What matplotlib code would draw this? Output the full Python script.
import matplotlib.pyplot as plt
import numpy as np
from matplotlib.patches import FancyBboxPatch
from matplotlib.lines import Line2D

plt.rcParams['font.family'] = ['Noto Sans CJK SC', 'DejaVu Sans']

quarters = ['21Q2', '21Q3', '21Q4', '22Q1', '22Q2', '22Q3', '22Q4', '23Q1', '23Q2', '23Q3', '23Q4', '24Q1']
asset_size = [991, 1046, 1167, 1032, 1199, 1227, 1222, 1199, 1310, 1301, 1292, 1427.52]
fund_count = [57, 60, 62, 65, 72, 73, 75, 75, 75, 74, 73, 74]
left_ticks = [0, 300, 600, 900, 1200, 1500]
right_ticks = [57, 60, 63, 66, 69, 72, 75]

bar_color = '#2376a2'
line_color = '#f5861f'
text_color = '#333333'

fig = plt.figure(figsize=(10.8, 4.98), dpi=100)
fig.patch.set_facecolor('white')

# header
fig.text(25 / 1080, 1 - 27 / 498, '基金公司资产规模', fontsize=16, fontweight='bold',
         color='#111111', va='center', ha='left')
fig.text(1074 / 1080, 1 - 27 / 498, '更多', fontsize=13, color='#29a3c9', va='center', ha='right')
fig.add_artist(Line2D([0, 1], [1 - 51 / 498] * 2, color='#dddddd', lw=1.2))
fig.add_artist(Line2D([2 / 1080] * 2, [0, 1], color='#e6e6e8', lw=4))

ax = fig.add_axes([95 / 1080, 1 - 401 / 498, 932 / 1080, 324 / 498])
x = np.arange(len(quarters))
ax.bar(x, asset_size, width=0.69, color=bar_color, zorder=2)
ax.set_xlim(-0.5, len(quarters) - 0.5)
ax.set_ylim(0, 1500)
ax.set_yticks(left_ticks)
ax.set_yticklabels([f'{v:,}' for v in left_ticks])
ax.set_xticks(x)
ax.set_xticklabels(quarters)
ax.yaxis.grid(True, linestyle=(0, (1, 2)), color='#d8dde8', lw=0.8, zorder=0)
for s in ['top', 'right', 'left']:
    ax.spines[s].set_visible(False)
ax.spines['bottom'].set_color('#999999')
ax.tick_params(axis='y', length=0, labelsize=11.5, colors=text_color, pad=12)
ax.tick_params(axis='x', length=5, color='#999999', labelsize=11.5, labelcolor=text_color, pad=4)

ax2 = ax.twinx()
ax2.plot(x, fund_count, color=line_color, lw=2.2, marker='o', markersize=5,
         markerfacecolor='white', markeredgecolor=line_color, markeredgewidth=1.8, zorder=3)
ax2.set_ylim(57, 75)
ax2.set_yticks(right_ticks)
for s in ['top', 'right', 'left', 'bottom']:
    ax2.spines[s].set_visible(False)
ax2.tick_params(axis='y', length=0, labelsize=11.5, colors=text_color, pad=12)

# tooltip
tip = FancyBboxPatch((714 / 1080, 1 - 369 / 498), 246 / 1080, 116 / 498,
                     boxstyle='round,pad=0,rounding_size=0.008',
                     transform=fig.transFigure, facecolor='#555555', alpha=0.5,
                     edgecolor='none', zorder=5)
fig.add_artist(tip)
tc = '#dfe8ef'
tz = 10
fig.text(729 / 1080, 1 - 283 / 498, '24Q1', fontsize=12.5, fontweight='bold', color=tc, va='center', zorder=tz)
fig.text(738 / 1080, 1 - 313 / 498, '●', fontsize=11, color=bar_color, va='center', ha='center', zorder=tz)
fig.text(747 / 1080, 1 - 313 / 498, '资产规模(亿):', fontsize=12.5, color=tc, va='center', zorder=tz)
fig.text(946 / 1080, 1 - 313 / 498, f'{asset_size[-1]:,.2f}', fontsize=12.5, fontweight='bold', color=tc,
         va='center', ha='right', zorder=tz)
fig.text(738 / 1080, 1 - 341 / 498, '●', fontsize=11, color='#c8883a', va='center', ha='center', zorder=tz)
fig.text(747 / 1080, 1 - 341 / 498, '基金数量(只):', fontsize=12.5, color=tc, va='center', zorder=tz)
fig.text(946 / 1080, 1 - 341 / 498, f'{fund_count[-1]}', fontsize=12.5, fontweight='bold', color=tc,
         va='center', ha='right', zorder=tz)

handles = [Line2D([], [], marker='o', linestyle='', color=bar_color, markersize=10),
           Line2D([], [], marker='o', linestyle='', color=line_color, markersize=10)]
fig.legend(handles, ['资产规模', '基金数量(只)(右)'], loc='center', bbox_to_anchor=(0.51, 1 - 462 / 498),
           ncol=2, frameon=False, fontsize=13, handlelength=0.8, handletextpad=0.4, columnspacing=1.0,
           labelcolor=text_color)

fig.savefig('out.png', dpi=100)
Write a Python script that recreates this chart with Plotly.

■ **Task to carry out**
The first line of the records and every line down to the line with "fig.add_artist(Line2D([2 / 1080]" must be quoted exactly; leave out all else.

■ **Full response**
What matplotlib code would draw this? Output the full Python script.
import matplotlib.pyplot as plt
import numpy as np
from matplotlib.patches import FancyBboxPatch
from matplotlib.lines import Line2D

plt.rcParams['font.family'] = ['Noto Sans CJK SC', 'DejaVu Sans']

quarters = ['21Q2', '21Q3', '21Q4', '22Q1', '22Q2', '22Q3', '22Q4', '23Q1', '23Q2', '23Q3', '23Q4', '24Q1']
asset_size = [991, 1046, 1167, 1032, 1199, 1227, 1222, 1199, 1310, 1301, 1292, 1427.52]
fund_count = [57, 60, 62, 65, 72, 73, 75, 75, 75, 74, 73, 74]
left_ticks = [0, 300, 600, 900, 1200, 1500]
right_ticks = [57, 60, 63, 66, 69, 72, 75]

bar_color = '#2376a2'
line_color = '#f5861f'
text_color = '#333333'

fig = plt.figure(figsize=(10.8, 4.98), dpi=100)
fig.patch.set_facecolor('white')

# header
fig.text(25 / 1080, 1 - 27 / 498, '基金公司资产规模', fontsize=16, fontweight='bold',
         color='#111111', va='center', ha='left')
fig.text(1074 / 1080, 1 - 27 / 498, '更多', fontsize=13, color='#29a3c9', va='center', ha='right')
fig.add_artist(Line2D([0, 1], [1 - 51 / 498] * 2, color='#dddddd', lw=1.2))
fig.add_artist(Line2D([2 / 1080] * 2, [0, 1], color='#e6e6e8', lw=4))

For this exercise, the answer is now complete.